To reduce risks arising from the 2007 collapsing real estate bubble and associated market collapse the Government, through the TARP program, and later the Fed, through its normal activity, added enormous liquidity in a largely successful effort to stem an unfolding banking crisis. Since then, our government, and governments in Europe have struggled with an entirely separate crisis of far greater long-term signifcance arising from historically very high levels of government debt in the U.S. and Europe - compounded in the U.S. by rapidly expanded annual deficits and associated additions to already dangerously high debt levels. As a result local market collapses for government bonds have already occurred in Europe, with further contaigon already threatened in Italy and beyond. So far the U.S. has been insulated from risk simply by being the least immediately risky haven for money looking for a shelter from the storm. ( That is a deludingly comfortable situation that could end suddenly and without warning.)

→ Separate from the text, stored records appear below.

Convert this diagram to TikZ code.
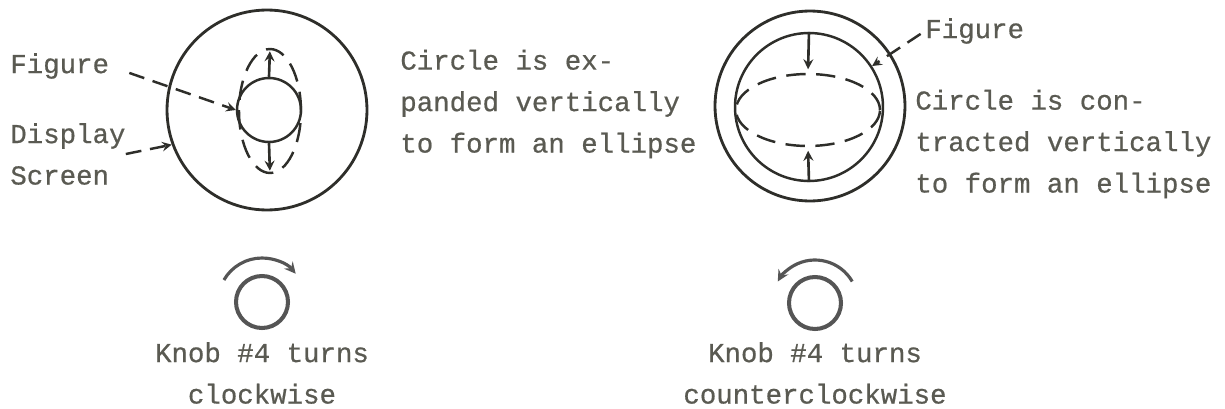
\documentclass[tikz,border=0pt]{standalone}
\usepackage{fontspec}
\setmainfont{Liberation Mono}[FakeBold=0.6]
\usepackage{tikz}
\usetikzlibrary{shapes,arrows,positioning}
\definecolor{ink}{HTML}{2E2E2A}
\definecolor{txt}{HTML}{5A5A52}
\definecolor{knobgray}{HTML}{555555}

\begin{document}
\begin{tikzpicture}[x=0.02cm,y=-0.02cm,color=ink,
  screen/.style={circle,draw,line width=1.6pt,inner sep=0pt,minimum size=#1},
  fig/.style={circle,draw,line width=1.4pt,inner sep=0pt,minimum size=#1},
  trace/.style={ellipse,draw,dash pattern=on 11pt off 6pt,line width=1.4pt,inner sep=0pt},
  push/.style={-stealth,line width=1.5pt,shorten >=2pt},
  lead/.style={dash pattern=on 9pt off 5pt,-stealth,line width=1.4pt},
  knob/.style={circle,draw=knobgray,line width=2.3pt,inner sep=0pt,minimum size=1.04cm},
  turn/.style={-stealth,draw=knobgray,line width=1.8pt},
  lbl/.style={text=txt,font=\fontsize{15.6}{23.6}\selectfont,inner sep=0pt,align=left}]
\useasboundingbox (0,0) rectangle (1225,409);
% Expanded figure (left)
\node[screen=4cm] (scr1) at (267,110) {};
\node[fig=1.28cm] (fig1) at (269,110) {};
\node[trace,minimum width=1.24cm,minimum height=2.48cm] (ell1) at (270,111) {};
\draw[push] (fig1.north) -- (ell1.north);
\draw[push] (fig1.south) -- (ell1.south);
\node[lbl,anchor=west] (lblfig1) at (10,66) {Figure};
\node[lbl,anchor=west] (lbldisp) at (10,154) {Display\\Screen};
\draw[lead,shorten <=12pt] (lblfig1.east) -- (fig1.west);
\draw[lead] (lbldisp.east) -- (scr1.200);
\node[lbl,anchor=west] (txt1) at (400,104) {Circle is ex-\\panded vertically\\to form an ellipse};
% Contracted figure (right)
\node[screen=3.8cm] (scr2) at (810,106) {};
\node[fig=2.96cm] (fig2) at (809,107) {};
\node[trace,minimum width=2.88cm,minimum height=1.44cm] (ell2) at (808,110) {};
\draw[push] (fig2.north) -- (ell2.north);
\draw[push] (fig2.south) -- (ell2.south);
\node[lbl,anchor=west] (lblfig2) at (925,31) {Figure};
\draw[lead,shorten <=3pt] (lblfig2.west) -- (fig2.33);
\node[lbl,anchor=west] (txt2) at (915,144) {Circle is con-\\tracted vertically\\to form an ellipse};
% Knobs
\node[knob] (knob1) at (262,302) {};
\draw[turn] ([shift={(150:0.88cm)}]knob1.center) arc[start angle=150,end angle=40,radius=0.88cm];
\node[lbl,align=center] (cap1) at (262,373) {Knob \#4 turns\\clockwise};
\node[knob] (knob2) at (815,303) {};
\draw[turn] ([shift={(30:0.86cm)}]knob2.center) arc[start angle=30,end angle=150,radius=0.86cm];
\node[lbl,align=center] (cap2) at (815,373) {Knob \#4 turns\\counterclockwise};
\end{tikzpicture}
\end{document}
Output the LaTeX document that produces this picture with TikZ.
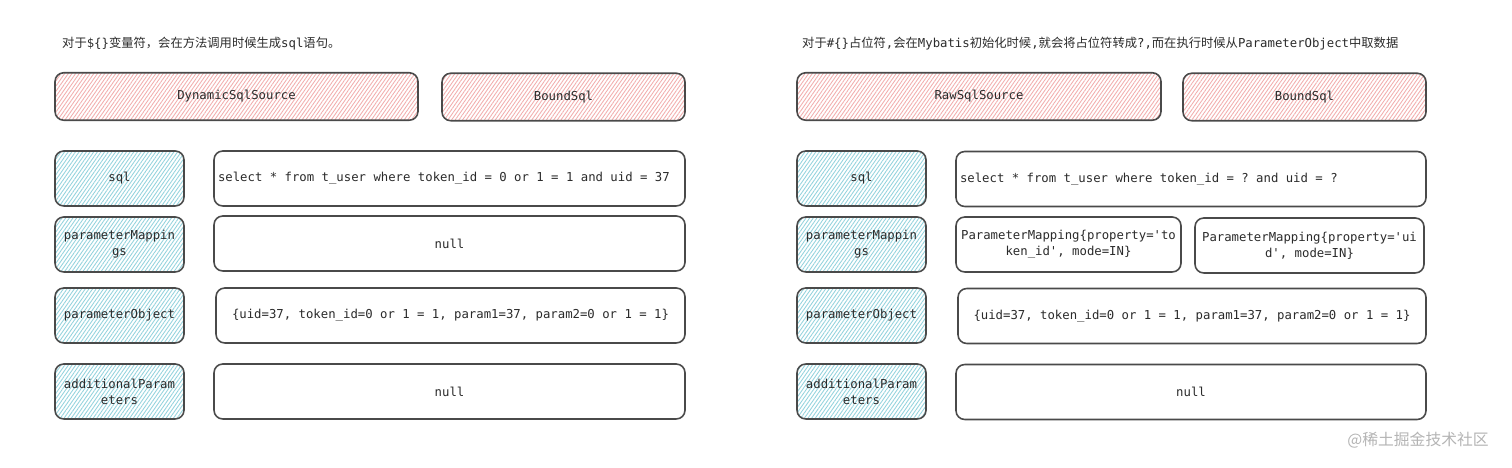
\documentclass[tikz,border=0pt]{standalone}
\usepackage{fontspec}
\setmonofont{DejaVu Sans Mono}
\newfontfamily\cjk{Noto Sans CJK SC}
\usepackage{xcolor}
\definecolor{SketchBorder}{HTML}{4A4A4A}
\definecolor{SketchText}{HTML}{2B2B2B}
\definecolor{HatchRed}{HTML}{F2AEAE}
\definecolor{HatchBlue}{HTML}{94D3DD}
\definecolor{MarkGrey}{HTML}{B4B4B4}
\usetikzlibrary{patterns.meta, positioning}

\begin{document}
\begin{tikzpicture}[
  box/.style={rectangle, rounded corners=5pt, draw=SketchBorder,
              line width=0.9pt, align=center, text=SketchText,
              font=\ttfamily\fontsize{7}{9}\selectfont},
  srcbox/.style={box, minimum height=0.95cm,
                 pattern={Lines[angle=55, distance=1.7pt, line width=0.5pt]},
                 pattern color=HatchRed},
  keybox/.style={box, minimum width=2.58cm, minimum height=1.1cm,
                 inner xsep=1pt,
                 pattern={Lines[angle=55, distance=1.7pt, line width=0.5pt]},
                 pattern color=HatchBlue},
  valbox/.style={box, fill=white, minimum height=1.1cm},
  hdr/.style={anchor=west, text=SketchText,
              font=\ttfamily\fontsize{7}{9}\selectfont},
]
\useasboundingbox (0,0) rectangle (30.24,-9.36);

% notes above each panel
\node[hdr] (l-note) at (1.12,-0.88)
  {{\cjk 对于}\$\{\}{\cjk 变量符，会在方法调用时候生成}sql{\cjk 语句。}};
\node[hdr] (r-note) at (15.92,-0.88)
  {{\cjk 对于}\#\{\}{\cjk 占位符},{\cjk 会在}Mybatis{\cjk 初始化时候},{\cjk 就会将占位符转成}?,{\cjk 而在执行时候从}ParameterObject{\cjk 中取数据}};

% source / bound sql
\node[srcbox, minimum width=7.26cm] (l-src) at (4.73,-1.93) {DynamicSqlSource};
\node[srcbox, minimum width=4.86cm] (l-bound) at (11.27,-1.94) {BoundSql};
\node[srcbox, minimum width=7.28cm] (r-src) at (19.58,-1.93) {RawSqlSource};
\node[srcbox, minimum width=4.86cm] (r-bound) at (26.09,-1.94) {BoundSql};

% field names, same in both panels
\foreach \p/\dx in {l/0, r/14.84} {
  \foreach \k/\y/\txt in {sql/-3.57/sql,
                          pm/-4.89/{parameterMappin\\gs},
                          po/-6.31/parameterObject,
                          ap/-7.83/{additionalParam\\eters}} {
    \node[keybox] (\p-\k) at (2.39+\dx,\y) {\txt};
  }
}

% left: values after ${} substitution
\node[valbox, text width=9.26cm, align=left, inner xsep=0.08cm] (l-sqlv) at (8.99,-3.57)
  {\spaceskip=0pt\xspaceskip=0pt
   select * from t\_user where token\_id = 0 or 1 = 1 and uid = 37};
\node[valbox, minimum width=9.42cm] (l-pmv) at (8.99,-4.87) {null};
\node[valbox, minimum width=9.38cm] (l-pov) at (9.01,-6.31)
  {\{uid=37, token\_id=0 or 1 = 1, param1=37, param2=0 or 1 = 1\}};
\node[valbox, minimum width=9.42cm] (l-apv) at (8.99,-7.83) {null};

% right: values with #{} placeholders
\node[valbox, text width=9.24cm, align=left, inner xsep=0.08cm] (r-sqlv) at (23.82,-3.58)
  {\spaceskip=0pt\xspaceskip=0pt
   select * from t\_user where token\_id = ? and uid = ?};
\node[valbox, minimum width=4.5cm, inner xsep=2pt] (r-pm1) at (21.37,-4.89)
  {ParameterMapping\{property='to\\ken\_id', mode=IN\}};
\node[valbox, minimum width=4.58cm, inner xsep=2pt] (r-pm2) at (26.19,-4.91)
  {ParameterMapping\{property='ui\\d', mode=IN\}};
\node[valbox, minimum width=9.36cm] (r-pov) at (23.84,-6.32)
  {\{uid=37, token\_id=0 or 1 = 1, param1=37, param2=0 or 1 = 1\}};
\node[valbox, minimum width=9.4cm] (r-apv) at (23.82,-7.84) {null};

\node[anchor=east, text=MarkGrey, font=\cjk\fontsize{9}{11}\selectfont]
  (mark) at (29.9,-8.8) {@稀土掘金技术社区};
\end{tikzpicture}
\end{document}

However, we too have already seen a reduced demand for our government debt. This quietly growing problem has been temporarily tamped down by the Federal Reserve's massive QE2 program and subsequent massive purchases of Federal debt, all of which have even more massively added to the money supply, thereby creating significant potential for an inflationary spiral should the economy begin to recover significantly.
This continuing problem of a stagnant economy and high (and still rising) levels of government debt has got us in a very dangerous corner from which there is no escape without serious economic risks - continued stagnation, or inflation .... or both. There are also historical patterns that add to the uncertainty. Governments burdened with high levels of debt relative to economic output very often resort to inflationary policies as a way of escaping their debt in real economic terms by diluting the wealth of holders of their currencies.
It is true, as Cyclo writes, that inflation has not yet occurred despite the large scale expansion of our money supply. However, it is also true that the Fed, tied as it is to a government that requires low borowing costs to continue so as to sustain its high spending levels, is no longer able to perform its mandated function of limiting the inflation danger. There's a lot of liquidity out there and no available means of restraining it while we're in this corner.